Output — Correction Report:
| Date | Amount | Merchant | Current Category | Corrected Category | Reason |
|---|
| 2024-11-07 | $320.00 | WeWork | Office Supplies | Rent & Facilities | Co-working space is rent, not supplies |
| 2024-11-10 | $85.00 | Blue Apron | Office Supplies | Meals & Entertainment | Meal delivery service miscoded |
| 2024-11-16 | $599.00 | Adobe Creative | Training | Software & SaaS | Creative Cloud is a software subscription, not training |
| 2024-11-29 | $175.00 | Lyft Business | Miscellaneous | Travel & Lodging | Business ground transportation should be under travel |
Impact: Reclassifying these 4 transactions shifts $1,179.00 across categories, affecting department budgets and tax deduction calculations. The Adobe correction reduces the Training & Education deduction by $599 and increases the Software & SaaS deduction by the same amount.
Best Practices
- Build and maintain a merchant-to-category mapping dictionary. Start with the 50 most common merchants in your transaction history and expand over time.
- Set a confidence threshold (recommended: 80%) below which transactions are routed for human review rather than auto-categorized.
- Review categorization accuracy monthly — track precision and recall by category to identify systematic errors.
- Always separate personal and business expenses before categorization.

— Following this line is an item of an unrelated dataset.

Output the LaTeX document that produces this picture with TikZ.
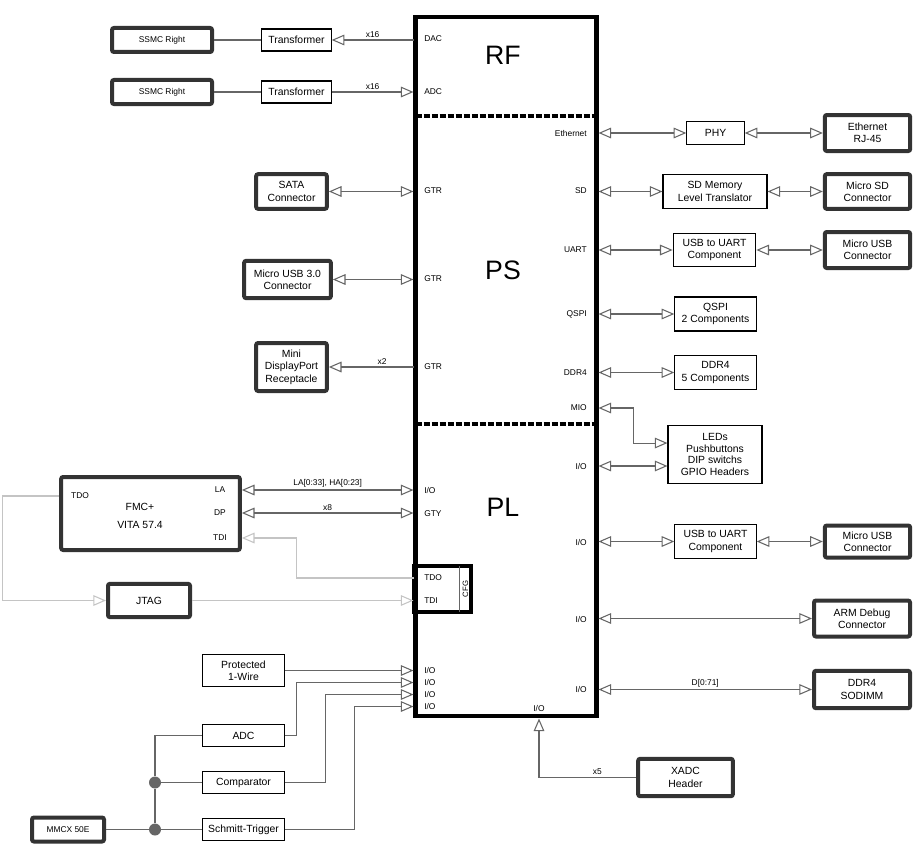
\documentclass[tikz,border=0pt]{standalone}
\usepackage{fontspec}
\setmainfont{Liberation Sans}
\usepackage{tikz}
\usetikzlibrary{arrows.meta}

\newcommand{\boxfont}{\fontsize{7.8}{9.3}\selectfont}
\newcommand{\pinfont}{\fontsize{6.3}{7.5}\selectfont}
\newcommand{\blockfont}{\fontsize{20}{22}\selectfont}

\definecolor{wirecol}{HTML}{666666}
\definecolor{jtagcol}{HTML}{C4C4C4}
\definecolor{edgecol}{HTML}{333333}

\tikzset{
	box/.style={draw=black, line width=0.8pt, font=\boxfont, align=center, inner sep=0pt},
	conbox/.style={box, draw=edgecol, line width=3pt, rounded corners=1.5pt},
	pin/.style={font=\pinfont, inner sep=0pt},
	wire/.style={draw=wirecol, line width=0.8pt},
	jtagwire/.style={draw=jtagcol, line width=0.8pt},
	onearrow/.style={-{Triangle[open, length=9.5pt, width=8pt]}},
	twoarrow/.style={{Triangle[open, length=9.5pt, width=8pt]}-{Triangle[open, length=9.5pt, width=8pt]}},
	tag/.style={font=\pinfont, inner sep=1.5pt, above},
	divider/.style={line width=3.4pt, dash pattern=on 4.5pt off 1.5pt},
	jdot/.style={circle, fill=wirecol, inner sep=0pt, minimum size=9pt},
}

\begin{document}
\begin{tikzpicture}[x=0.75pt, y=-0.75pt]
	\useasboundingbox (0,0) rectangle (917,849);
	
	% main device
	\node[draw, line width=3.4pt, minimum width=135.75pt, minimum height=524.25pt, inner sep=0pt, outer sep=0pt] (fpga) at (506,366.5) {};
	\draw[divider] (fpga.west |- 0,116) -- (fpga.east |- 0,116);
	\draw[divider] (fpga.west |- 0,424) -- (fpga.east |- 0,424);
	\node[font=\blockfont] (rf) at (503,55) {RF};
	\node[font=\blockfont] (ps) at (503,270) {PS};
	\node[font=\blockfont] (pl) at (503,507) {PL};
	
	\node[draw, line width=3pt, minimum width=42.75pt, minimum height=34.5pt, inner sep=0pt, outer sep=0pt] (cfg) at (442.5,589) {};
	\draw[draw=wirecol, line width=0.6pt] ([xshift=-8.5pt]cfg.north east) -- ([xshift=-8.5pt]cfg.south east);
	\node[pin, font=\fontsize{5.8}{7}\selectfont, rotate=90] (cfglbl) at (465.5,589) {CFG};
	
	% pins, left
	\coordinate (pdac) at (413.5,40);
	\coordinate (padc) at (413.5,92);
	\coordinate (pgtra) at (413.5,191.5);
	\coordinate (pgtrb) at (413.5,279.5);
	\coordinate (pgtrc) at (413.5,367);
	\coordinate (pio) at (413.5,490);
	\coordinate (pgty) at (413.5,513);
	\coordinate (ptdo) at (413.5,578);
	\coordinate (ptdi) at (413.5,600.5);
	\coordinate (pioa) at (413.5,670.5);
	\coordinate (piob) at (413.5,682.5);
	\coordinate (pioc) at (413.5,694.5);
	\coordinate (piod) at (413.5,706.5);
	
	\node[pin, anchor=west] (ldac) at (424,39) {DAC};
	\node[pin, anchor=west] (ladc) at (424,92) {ADC};
	\node[pin, anchor=west] (lgtra) at (424,191) {GTR};
	\node[pin, anchor=west] (lgtrb) at (424,279) {GTR};
	\node[pin, anchor=west] (lgtrc) at (424,367) {GTR};
	\node[pin, anchor=west] (lio) at (424,490) {I/O};
	\node[pin, anchor=west] (lgty) at (424,514) {GTY};
	\node[pin, anchor=west] (ltdo) at (424,578) {TDO};
	\node[pin, anchor=west] (ltdi) at (424,601) {TDI};
	\node[pin, anchor=west] (lioa) at (424,670.5) {I/O};
	\node[pin, anchor=west] (liob) at (424,682.5) {I/O};
	\node[pin, anchor=west] (lioc) at (424,694.5) {I/O};
	\node[pin, anchor=west] (liod) at (424,706.5) {I/O};
	
	% pins, right
	\coordinate (peth) at (598.5,133);
	\coordinate (psd) at (598.5,191.5);
	\coordinate (puart) at (598.5,250);
	\coordinate (pqspi) at (598.5,314);
	\coordinate (pddr) at (598.5,372.5);
	\coordinate (pmio) at (598.5,408);
	\coordinate (pio1) at (598.5,466);
	\coordinate (pio2) at (598.5,541.5);
	\coordinate (pio3) at (598.5,618.5);
	\coordinate (pio4) at (598.5,689.5);
	\coordinate (pxadc) at (539,718.5);
	
	\node[pin, anchor=east] (leth) at (587,133) {Ethernet};
	\node[pin, anchor=east] (lsd) at (587,191) {SD};
	\node[pin, anchor=east] (luart) at (587,250) {UART};
	\node[pin, anchor=east] (lqspi) at (587,314) {QSPI};
	\node[pin, anchor=east] (lddr) at (587,373) {DDR4};
	\node[pin, anchor=east] (lmio) at (587,408) {MIO};
	\node[pin, anchor=east] (lio1) at (587,466) {I/O};
	\node[pin, anchor=east] (lio2) at (587,542) {I/O};
	\node[pin, anchor=east] (lio3) at (587,619) {I/O};
	\node[pin, anchor=east] (lio4) at (587,689) {I/O};
	\node[pin] (lxadc) at (539,708) {I/O};
	
	% RF converters
	\node[conbox, font=\pinfont, minimum width=75pt, minimum height=18pt] (ssmca) at (162,40) {SSMC Right};
	\node[box, minimum width=52pt, minimum height=16.5pt] (trfa) at (296.5,40) {Transformer};
	\node[conbox, font=\pinfont, minimum width=75pt, minimum height=18pt] (ssmcb) at (162,92) {SSMC Right};
	\node[box, minimum width=52pt, minimum height=16.5pt] (trfb) at (296.5,92) {Transformer};
	\draw[wire] (ssmca) -- (trfa);
	\draw[wire, onearrow] (pdac) -- node[tag] (x16a) {x16} (trfa);
	\draw[wire] (ssmcb) -- (trfb);
	\draw[wire, onearrow] (trfb) -- node[tag] (x16b) {x16} (padc);
	
	% GTR
	\node[conbox, minimum width=53pt, minimum height=26pt] (sata) at (291.5,191.5) {SATA\\Connector};
	\node[conbox, minimum width=65pt, minimum height=28pt] (usb3) at (287.5,279.5) {Micro USB 3.0\\Connector};
	\node[conbox, minimum width=53pt, minimum height=36pt] (minidp) at (291.5,367) {Mini\\DisplayPort\\Receptacle};
	\draw[wire, twoarrow] (sata) -- (pgtra);
	\draw[wire, twoarrow] (usb3) -- (pgtrb);
	\draw[wire, onearrow] (pgtrc) -- node[tag, pos=0.37] (x2) {x2} (minidp);
	
	% FMC and JTAG
	\node[conbox, minimum width=134pt, minimum height=54.75pt] (fmc) at (150.5,513.5) {};
	\node[pin] (ftdo) at (80,496) {TDO};
	\node[pin] (fla) at (220,490) {LA};
	\node[pin] (fdp) at (220,513) {DP};
	\node[pin] (ftdi) at (220,538) {TDI};
	\node[font=\boxfont, align=center] (fmcname) at (140,516) {FMC+\\[4pt]VITA 57.4};
	\draw[wire, twoarrow] (fmc.east |- pio) -- node[tag] (labus) {LA[0:33], HA[0:23]} (pio);
	\draw[wire, twoarrow] (fmc.east |- pgty) -- node[tag] (x8) {x8} (pgty);
	
	\node[conbox, minimum width=61.5pt, minimum height=25pt] (jtag) at (149,600.5) {JTAG};
	\draw[jtagwire, onearrow] (ptdo) -- ++(-117,0) |- (fmc.east |- ftdi);
	\draw[jtagwire, onearrow] (fmc.west |- ftdo) -- ++(-57,0) |- (jtag.west);
	\draw[jtagwire, onearrow] (jtag) -- (ptdi);
	
	% analog inputs
	\node[box, minimum width=61pt, minimum height=24pt] (onewire) at (243.5,670.5) {Protected\\1-Wire};
	\node[box, minimum width=61pt, minimum height=17pt] (adcb) at (243.5,735.5) {ADC};
	\node[box, minimum width=61pt, minimum height=17pt] (cmp) at (243.5,782.5) {Comparator};
	\node[box, minimum width=61pt, minimum height=17pt] (schmitt) at (243.5,829.5) {Schmitt-Trigger};
	\node[conbox, font=\pinfont, minimum width=54pt, minimum height=18pt] (mmcx) at (68,829.5) {MMCX 50E};
	\node[jdot] (ja) at (155,782.5) {};
	\node[jdot] (jb) at (155,829.5) {};
	\draw[wire] (mmcx) -- (jb) -- (schmitt);
	\draw[wire] (jb) -- (ja) -- (cmp);
	\draw[wire] (ja) |- (adcb);
	\draw[wire, onearrow] (onewire) -- (pioa);
	\draw[wire, onearrow] (adcb.east) -- ++(12,0) |- (piob);
	\draw[wire, onearrow] (cmp.east) -- ++(41,0) |- (pioc);
	\draw[wire, onearrow] (schmitt.east) -- ++(70,0) |- (piod);
	
	% PS peripherals
	\node[box, minimum width=43pt, minimum height=17pt] (phy) at (715.5,133) {PHY};
	\node[conbox, minimum width=64pt, minimum height=27pt] (rj45) at (867.5,133) {Ethernet\\RJ-45};
	\draw[wire, twoarrow] (peth) -- (phy);
	\draw[wire, twoarrow] (phy) -- (rj45);
	
	\node[box, minimum width=78pt, minimum height=26pt] (sdlt) at (715,191.5) {SD Memory\\Level Translator};
	\node[conbox, minimum width=64pt, minimum height=26pt] (microsd) at (867.5,191.5) {Micro SD\\Connector};
	\draw[wire, twoarrow] (psd) -- (sdlt);
	\draw[wire, twoarrow] (sdlt) -- (microsd);
	
	\node[box, minimum width=62pt, minimum height=25pt] (uarta) at (714.5,250) {USB to UART\\Component};
	\node[conbox, minimum width=64pt, minimum height=27pt] (musba) at (867.5,250) {Micro USB\\Connector};
	\draw[wire, twoarrow] (puart) -- (uarta);
	\draw[wire, twoarrow] (uarta) -- (musba);
	
	\node[box, minimum width=61pt, minimum height=25.5pt] (qspi) at (715.5,314) {QSPI\\2 Components};
	\draw[wire, twoarrow] (pqspi) -- (qspi);
	\node[box, minimum width=61pt, minimum height=26pt] (ddr) at (715.5,372.5) {DDR4\\5 Components};
	\draw[wire, twoarrow] (pddr) -- (ddr);
	
	% PL peripherals
	\node[box, minimum width=70.5pt, minimum height=44pt, font=\fontsize{7.8}{8.7}\selectfont] (leds) at (715,454.5) {LEDs\\Pushbuttons\\DIP switchs\\GPIO Headers};
	\draw[wire, twoarrow] (pmio) -- ++(35,0) |- ([yshift=8.6pt]leds.west);
	\draw[wire, twoarrow] (pio1) -- (leds.west |- pio1);
	
	\node[box, minimum width=61pt, minimum height=25.5pt] (uartb) at (715.5,541.5) {USB to UART\\Component};
	\node[conbox, minimum width=64pt, minimum height=24pt] (musbb) at (867.5,541.5) {Micro USB\\Connector};
	\draw[wire, twoarrow] (pio2) -- (uartb);
	\draw[wire, twoarrow] (uartb) -- (musbb);
	
	\node[conbox, minimum width=72pt, minimum height=27pt] (armdbg) at (862,618.5) {ARM Debug\\Connector};
	\draw[wire, twoarrow] (pio3) -- (armdbg);
	\node[conbox, minimum width=72pt, minimum height=28pt] (sodimm) at (862,689.5) {DDR4\\SODIMM};
	\draw[wire, twoarrow] (pio4) -- node[tag] (dbus) {D[0:71]} (sodimm);
	
	\node[conbox, minimum width=71pt, minimum height=28pt] (xadc) at (685.5,777.5) {XADC\\Header};
	\draw[wire, onearrow] (xadc) -- node[tag, pos=0.4] (x5) {x5} (xadc.west -| pxadc) -- (pxadc);
\end{tikzpicture}
\end{document}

Flag transactions from personal merchants (grocery stores, streaming services) for review.
- Apply consistent rules for edge cases like meals during travel (Travel vs. Meals) and document the policy.
- Keep tax deductibility rules current with the applicable tax year — IRS rules change frequently for categories like meals, entertainment, and vehicle expenses.
Edge Cases
- Split transactions: A single purchase at a warehouse store may include both office supplies and snacks. If the receipt is available, split into separate line items with distinct categories.
- Foreign currency transactions: Categorize based on the merchant and purpose, not the currency. Record both the original currency amount and the converted amount. Watch for duplicate entries from currency conversion fees.
- Refunds and chargebacks: Match refunds to the original transaction and apply the same category as a negative entry. Don't create a new "refund" category — it distorts spend analytics.
- Recurring vs. one-time: Identify recurring charges (same merchant, similar amount, monthly cadence) and flag any that stop unexpectedly or change amount by more than 10%.
- Ambiguous merchants: When a merchant name maps to multiple possible categories (e.g., Amazon could be office supplies, software, or equipment), use the amount and cardholder's department as tiebreakers. Amounts under $100 from Amazon default to Office Supplies; over $500 default to Equipment.